The whole subject of traditional Greek costume is very interesting, but not widely known. Every region of Greece had its own distinctive costume. You could tell a great deal about a persons status, and especially a woman’s status (e.g. single, married, widowed) from the clothes she wore. In many cases, you could even tell the precise village she came from by the subtler details (e.g. by the way she fastened her headscarf).
Women’s costumes, which were always hand-made, usually by the wearer except for a few special items, were often extremely beautiful. Unlike today, where we have many items in our wardrobe, traditionally a woman often had just one good costume – and it had to last for a lifetime – so it was worth investing a lot of time in fancy embroidery, etc.
The traditional clothes began to disappear around 1950, with the general decay of Greek rural society. The foustanella was still being worn by a few old men in the village next to mine as recently as 1980, but now it is only seen on special occasions.
As you can probably tell from my enthusiasm above, the subject interests me. I see a lot of the old costumes in the course of my Greek dancing. I can’t provide useful references to books for your readers, as most of the literature is in Greek, but if anyone is interested I can provide some links showing the old costumes being worn for performances of traditional Greek dance.

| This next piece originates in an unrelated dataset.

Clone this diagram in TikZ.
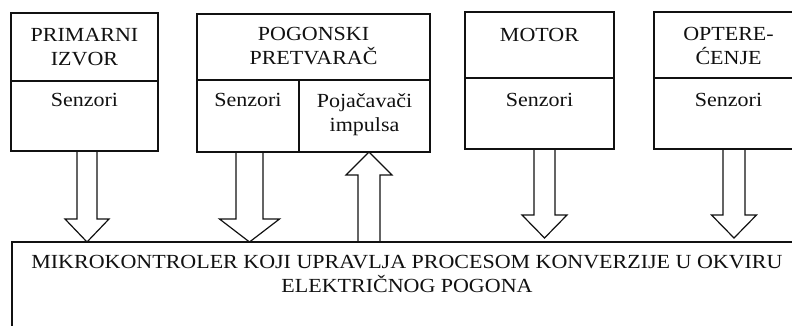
\documentclass[tikz,border=0pt]{standalone}
\usepackage{fontspec}
\setmainfont{Liberation Serif}[FakeStretch=1.1]
\usepackage{xcolor}
\usepackage{tikz}
\usetikzlibrary{backgrounds,calc,positioning}
\definecolor{epInk}{HTML}{111111}
\tikzset{
  ep diagram/.style={font=\fontsize{20}{24}\selectfont, text=epInk,
    line join=miter, x=1pt, y=1pt},
  ep cell/.style={draw=epInk, fill=white, line width=1.3pt, rectangle,
    inner sep=0pt, outer sep=0pt},
  ep text/.style={align=center, inner sep=0pt, anchor=north},
  ep fat/.style 2 args={draw=epInk, fill=white, line width=1.2pt,
    to path={let \p1=(\tikztostart), \p2=(\tikztotarget),
      \n1={ifthenelse(\y2<\y1,1,-1)*23} in
      (\x1-#1,\y1) -- (\x1-#1,\y2+\n1) -- (\x1-#2,\y2+\n1) -- (\x1,\y2)
      -- (\x1+#2,\y2+\n1) -- (\x1+#1,\y2+\n1) -- (\x1+#1,\y1)}}
}
\begin{document}
\begin{tikzpicture}[ep diagram]
\useasboundingbox (0,0) rectangle (792,325);
\node[ep cell,minimum width=147pt,minimum height=68pt,anchor=north west] (srcHead) at (11,312) {};
\node[ep cell,minimum width=147pt,minimum height=70pt,below=0pt of srcHead] (srcSen) {};
\node[ep cell,minimum width=233pt,minimum height=66pt,anchor=north west] (convHead) at (197,311) {};
\node[ep cell,minimum width=102pt,minimum height=72pt,below right=0pt of convHead.south west] (convSen) {};
\node[ep cell,minimum width=131pt,minimum height=72pt,right=0pt of convSen] (convPuls) {};
\node[ep cell,minimum width=149pt,minimum height=66pt,anchor=north west] (motHead) at (465,313) {};
\node[ep cell,minimum width=149pt,minimum height=71pt,below=0pt of motHead] (motSen) {};
\node[ep cell,minimum width=149pt,minimum height=66pt,anchor=north west] (loadHead) at (654,313) {};
\node[ep cell,minimum width=149pt,minimum height=71pt,below=0pt of loadHead] (loadSen) {};
\node[ep cell,minimum width=790pt,minimum height=110pt,anchor=north west] (ctrl) at (12,83) {};
\node[ep text,below=15pt of srcHead.north] (srcTxt) {PRIMARNI\\IZVOR};
\node[ep text,below=12pt of srcSen.north] (srcSenTxt) {Senzori};
\node[ep text,below=13pt of convHead.north] (convTxt) {POGONSKI\\PRETVARAČ};
\node[ep text,below=13pt of convSen.north] (convSenTxt) {Senzori};
\node[ep text,below=13pt of convPuls.north] (convPulsTxt) {Pojačavači\\impulsa};
\node[ep text,below=16pt of motHead.north] (motTxt) {MOTOR};
\node[ep text,below=15pt of motSen.north] (motSenTxt) {Senzori};
\node[ep text,below=15pt of loadHead.north] (loadTxt) {OPTERE-\\ĆENJE};
\node[ep text,below=15pt of loadSen.north] (loadSenTxt) {Senzori};
\node[ep text,below=13pt of ctrl.north] (ctrlTxt) {MIKROKONTROLER KOJI UPRAVLJA PROCESOM KONVERZIJE U OKVIRU\\ELEKTRIČNOG POGONA};
\begin{scope}[on background layer]
\draw[ep fat={10pt}{22pt}] ([xshift=2.5pt]srcSen.south) to ([xshift=2.5pt]srcSen.south |- ctrl.north);
\draw[ep fat={13.5pt}{30pt}] ([xshift=1.5pt]convSen.south) to ([xshift=1.5pt]convSen.south |- ctrl.north);
\draw[ep fat={11pt}{23pt}] ([xshift=4.5pt]convPuls.south |- ctrl.north) to ([xshift=4.5pt]convPuls.south);
\draw[ep fat={10.5pt}{22.5pt}] ([xshift=5pt]motSen.south) to ([xshift=5pt,yshift=4pt]motSen.south |- ctrl.north);
\draw[ep fat={11pt}{22.5pt}] ([xshift=5.5pt]loadSen.south) to ([xshift=5.5pt,yshift=4pt]loadSen.south |- ctrl.north);
\end{scope}
\end{tikzpicture}
\end{document}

Well thanks for the insider point of view Linda, I will have to dance with you some day.
Paul, interesting posting, helped as well well with Linda’s helpful addition.
One slight error here, forgive me.
Davy (or David) Bowie was and is a singer.
Jim Bowie (inventor of the knife, as played by Richard Widmark in the film The Alamo) was the name you were after.
I’m useless with names, I never knew the popstar but obviously his name was in the papers. I thought last night when I posted, you cannot have two Davys in the one film.